YOUR GOAL
Write out the entire listing below exactly, with the pictures left out.

SUPPLIED DATA
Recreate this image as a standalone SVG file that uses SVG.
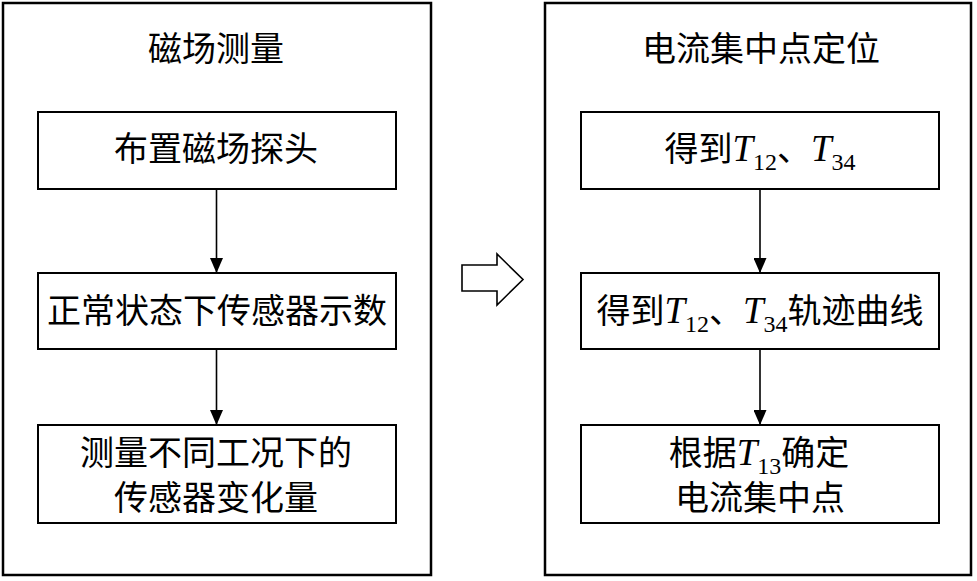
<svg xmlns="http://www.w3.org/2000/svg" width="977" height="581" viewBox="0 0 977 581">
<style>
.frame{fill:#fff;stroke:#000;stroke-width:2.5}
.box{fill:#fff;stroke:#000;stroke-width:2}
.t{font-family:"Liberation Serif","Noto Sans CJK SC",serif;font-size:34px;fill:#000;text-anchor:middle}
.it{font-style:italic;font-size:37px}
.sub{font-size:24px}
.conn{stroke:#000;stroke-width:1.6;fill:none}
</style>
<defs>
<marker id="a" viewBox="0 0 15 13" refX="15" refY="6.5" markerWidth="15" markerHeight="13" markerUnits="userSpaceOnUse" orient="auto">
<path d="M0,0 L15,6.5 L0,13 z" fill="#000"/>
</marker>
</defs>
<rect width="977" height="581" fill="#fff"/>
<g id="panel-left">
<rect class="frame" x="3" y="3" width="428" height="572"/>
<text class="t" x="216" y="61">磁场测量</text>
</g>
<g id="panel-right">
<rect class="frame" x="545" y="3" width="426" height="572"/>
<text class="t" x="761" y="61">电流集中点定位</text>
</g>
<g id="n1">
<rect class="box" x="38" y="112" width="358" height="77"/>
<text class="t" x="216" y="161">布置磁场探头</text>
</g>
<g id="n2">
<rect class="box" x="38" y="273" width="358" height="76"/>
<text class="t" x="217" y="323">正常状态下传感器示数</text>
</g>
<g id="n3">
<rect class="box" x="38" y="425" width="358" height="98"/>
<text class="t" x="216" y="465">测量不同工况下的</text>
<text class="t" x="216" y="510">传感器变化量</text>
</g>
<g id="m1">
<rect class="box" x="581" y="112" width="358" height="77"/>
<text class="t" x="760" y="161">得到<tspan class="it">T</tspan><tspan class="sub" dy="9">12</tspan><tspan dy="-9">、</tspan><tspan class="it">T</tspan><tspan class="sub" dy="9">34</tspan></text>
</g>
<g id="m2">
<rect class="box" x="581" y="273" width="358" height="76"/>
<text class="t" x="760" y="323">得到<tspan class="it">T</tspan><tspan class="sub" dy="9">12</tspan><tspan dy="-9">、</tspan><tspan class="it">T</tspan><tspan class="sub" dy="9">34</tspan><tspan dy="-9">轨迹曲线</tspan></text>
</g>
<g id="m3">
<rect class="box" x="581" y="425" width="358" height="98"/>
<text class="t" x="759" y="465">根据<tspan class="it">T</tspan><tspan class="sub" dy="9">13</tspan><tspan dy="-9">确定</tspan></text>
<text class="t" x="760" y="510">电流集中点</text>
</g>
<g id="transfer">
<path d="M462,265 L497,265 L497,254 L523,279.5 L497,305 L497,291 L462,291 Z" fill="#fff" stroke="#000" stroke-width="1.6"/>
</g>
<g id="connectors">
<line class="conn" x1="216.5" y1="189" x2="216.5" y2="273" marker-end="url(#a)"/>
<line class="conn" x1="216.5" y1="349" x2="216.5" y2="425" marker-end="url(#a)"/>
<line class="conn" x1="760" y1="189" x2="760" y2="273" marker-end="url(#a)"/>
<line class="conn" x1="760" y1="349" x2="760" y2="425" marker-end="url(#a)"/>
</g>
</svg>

TASK SOLUTION
Recreate this image as a standalone SVG file that uses SVG.
<svg xmlns="http://www.w3.org/2000/svg" width="977" height="581" viewBox="0 0 977 581">
<style>
.frame{fill:#fff;stroke:#000;stroke-width:2.5}
.box{fill:#fff;stroke:#000;stroke-width:2}
.t{font-family:"Liberation Serif","Noto Sans CJK SC",serif;font-size:34px;fill:#000;text-anchor:middle}
.it{font-style:italic;font-size:37px}
.sub{font-size:24px}
.conn{stroke:#000;stroke-width:1.6;fill:none}
</style>
<defs>
<marker id="a" viewBox="0 0 15 13" refX="15" refY="6.5" markerWidth="15" markerHeight="13" markerUnits="userSpaceOnUse" orient="auto">
<path d="M0,0 L15,6.5 L0,13 z" fill="#000"/>
</marker>
</defs>
<rect width="977" height="581" fill="#fff"/>
<g id="panel-left">
<rect class="frame" x="3" y="3" width="428" height="572"/>
<text class="t" x="216" y="61">磁场测量</text>
</g>
<g id="panel-right">
<rect class="frame" x="545" y="3" width="426" height="572"/>
<text class="t" x="761" y="61">电流集中点定位</text>
</g>
<g id="n1">
<rect class="box" x="38" y="112" width="358" height="77"/>
<text class="t" x="216" y="161">布置磁场探头</text>
</g>
<g id="n2">
<rect class="box" x="38" y="273" width="358" height="76"/>
<text class="t" x="217" y="323">正常状态下传感器示数</text>
</g>
<g id="n3">
<rect class="box" x="38" y="425" width="358" height="98"/>
<text class="t" x="216" y="465">测量不同工况下的</text>
<text class="t" x="216" y="510">传感器变化量</text>
</g>
<g id="m1">
<rect class="box" x="581" y="112" width="358" height="77"/>
<text class="t" x="760" y="161">得到<tspan class="it">T</tspan><tspan class="sub" dy="9">12</tspan><tspan dy="-9">、</tspan><tspan class="it">T</tspan><tspan class="sub" dy="9">34</tspan></text>
</g>
<g id="m2">
<rect class="box" x="581" y="273" width="358" height="76"/>
<text class="t" x="760" y="323">得到<tspan class="it">T</tspan><tspan class="sub" dy="9">12</tspan><tspan dy="-9">、</tspan><tspan class="it">T</tspan><tspan class="sub" dy="9">34</tspan><tspan dy="-9">轨迹曲线</tspan></text>
</g>
<g id="m3">
<rect class="box" x="581" y="425" width="358" height="98"/>
<text class="t" x="759" y="465">根据<tspan class="it">T</tspan><tspan class="sub" dy="9">13</tspan><tspan dy="-9">确定</tspan></text>
<text class="t" x="760" y="510">电流集中点</text>
</g>
<g id="transfer">
<path d="M462,265 L497,265 L497,254 L523,279.5 L497,305 L497,291 L462,291 Z" fill="#fff" stroke="#000" stroke-width="1.6"/>
</g>
<g id="connectors">
<line class="conn" x1="216.5" y1="189" x2="216.5" y2="273" marker-end="url(#a)"/>
<line class="conn" x1="216.5" y1="349" x2="216.5" y2="425" marker-end="url(#a)"/>
<line class="conn" x1="760" y1="189" x2="760" y2="273" marker-end="url(#a)"/>
<line class="conn" x1="760" y1="349" x2="760" y2="425" marker-end="url(#a)"/>
</g>
</svg>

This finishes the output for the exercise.